Merry, a horse/carriage trainer and show manager who won't herself drive, learns at the end of a show that her father has been murdered. She drives down to where she had planned to meet her father on his new horse training farm in rural Georgia and, as the heir, must sort out who did it along with deciding whether or not to stay on the farm she now owns.
Overall the book was okay, not something I'd have picked up otherwise and not something I'm particularly interested in continuing to read. McSparren, in my opinion, was way too hung up on the idea of reconciliation between father and daughter. Merry felt a whole lot of guilt about picking up her life and moving on after repeatedly being abandoned be her father. It felt overly forced for her to spend nearly the entire book blaming herself for not reaching out earlier to a man who had rejected her. But that could just be my cynical opinion.

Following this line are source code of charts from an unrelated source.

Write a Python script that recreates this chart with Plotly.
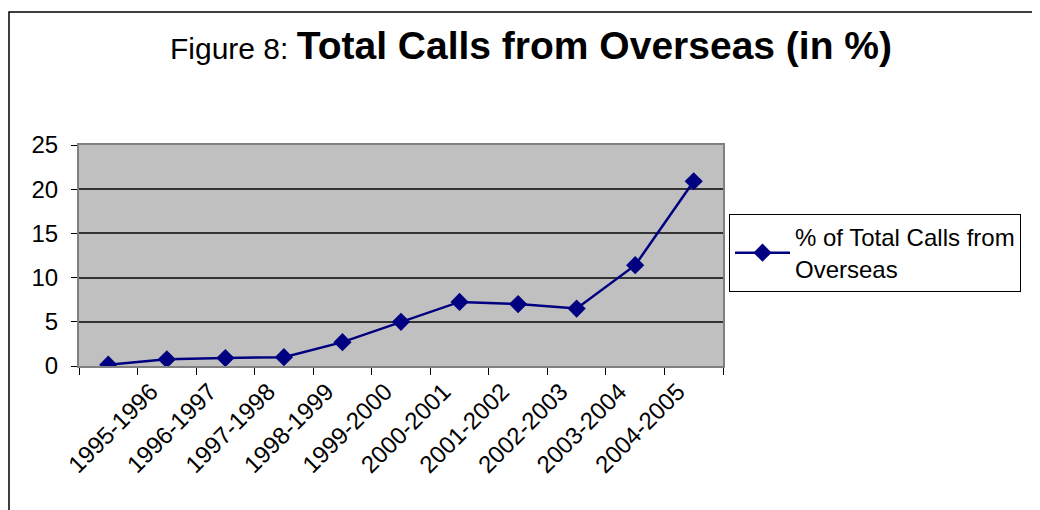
import plotly.graph_objects as go

# Data (11 points; the first slot carries no label in the reference)
categories = ["", "1995-1996", "1996-1997", "1997-1998", "1998-1999", "1999-2000",
              "2000-2001", "2001-2002", "2002-2003", "2003-2004", "2004-2005"]
values = [0.15, 0.75, 0.9, 1.0, 2.7, 5.0, 7.25, 7.0, 6.5, 11.4, 20.9]
series_name = "% of Total Calls from<br>Overseas"
y_ticks = [0, 5, 10, 15, 20, 25]

slots = list(range(len(values)))
label_pos = [s - 0.27 for s in slots]          # rotated labels sit slightly left
boundaries = [s - 0.5 for s in slots] + [len(slots) - 0.5]

W, H = 1040, 510
OFF = 8                                         # page body margin
L, R, T, B = 79 - OFF, 723 - OFF, 145 - OFF, 366 - OFF
pw, ph = R - L, B - T

def px_x(x):
    return (x - OFF - L) / pw

def px_y(y):
    return (B - (y - OFF)) / ph

fig = go.Figure()
fig.add_trace(go.Scatter(
    x=slots, y=values, mode="lines+markers", name=series_name,
    line=dict(color="#000080", width=2.5),
    marker=dict(symbol="diamond", size=14, color="#000080"),
))

fig.update_layout(
    width=W, height=H,
    margin=dict(l=L, r=W - R, t=T, b=H - B, autoexpand=False),
    paper_bgcolor="white",
    plot_bgcolor="#C0C0C0",
    font=dict(family="Liberation Sans, Arial", color="black", size=22),
    title=dict(
        text='<span style="font-size:30px">Figure 8: </span><b>Total Calls from Overseas (in %)</b>',
        font=dict(size=39, family="Liberation Sans, Arial", color="black"),
        x=(531 - OFF) / W, xref="container", xanchor="center",
        y=1 - (47 - OFF - 2) / H, yref="container", yanchor="middle",
    ),
    showlegend=True,
    legend=dict(
        x=px_x(729), y=px_y(214), xanchor="left", yanchor="top",
        bgcolor="white", bordercolor="black", borderwidth=1,
        font=dict(size=24, family="Liberation Sans, Arial", color="black"),
        itemwidth=55, tracegroupgap=0,
    ),
    xaxis=dict(
        range=[-0.5, len(values) - 0.5],
        tickmode="array", tickvals=label_pos, ticktext=categories,
        tickangle=-45, ticks="", ticklen=0,
        minor=dict(tickmode="array", tickvals=boundaries, ticks="outside",
                   ticklen=7, tickcolor="black", tickwidth=1, showgrid=False),
        showgrid=False, zeroline=False,
        showline=True, linecolor="#808080", linewidth=2, mirror=True,
        tickfont=dict(size=24),
    ),
    yaxis=dict(
        range=[0, 25], tickmode="array", tickvals=y_ticks,
        ticks="outside", ticklen=6, tickcolor="black",
        ticklabelstandoff=8,
        showgrid=True, gridcolor="#333333", gridwidth=1.5,
        zeroline=False,
        showline=True, linecolor="#808080", linewidth=2, mirror=True,
        tickfont=dict(size=24),
    ),
    shapes=[dict(
        type="rect", xref="paper", yref="paper",
        x0=px_x(9), x1=px_x(1060), y0=px_y(530), y1=px_y(12),
        line=dict(color="black", width=1.5), fillcolor="rgba(0,0,0,0)",
        layer="below",
    )],
)

fig.write_html("out.html")
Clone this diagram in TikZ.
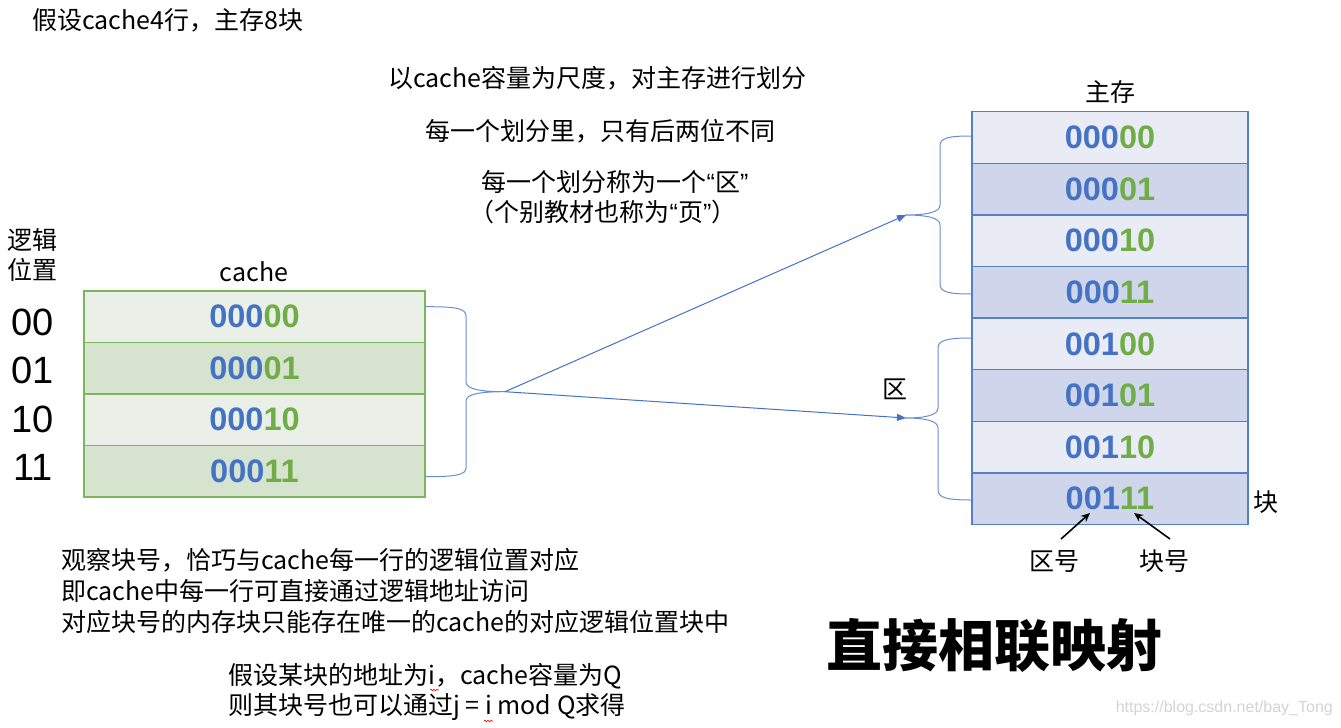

As the local law is never enough in these books, a GBI agent was brought in to provide the cop side of the story as well as being the potential love interest for Merry. The voice of the character was decent, though I didn't feel like we got enough of his story to really care about him. He seemed like a potentially interesting character.
Probably the best character was Peggy Caldwell, Merry's father's landlady and friend. She was well developed enough that it wouldn't surprise me to find that she's the character McSparren has already fleshed out in the Mossy Creek books. Her voice was very strong and she seemed like someone who would be fun to know.
Mixed voice narrative made it occasionally confusing but it was generally clear when I'd move away from the book and return.
If you're interested in carriage riding, it's a light fun read. I particularly struggled with trying to read it in e-book/on screen format (no, still no e-reader at Chez Hedgehog) and I can only hope someone did a final edit--as there were quite a number of errors in the text, particularly as the story progressed. I had trouble sticking with the narrative and really getting involved with the characters and overall, it wouldn't be a first recommendation.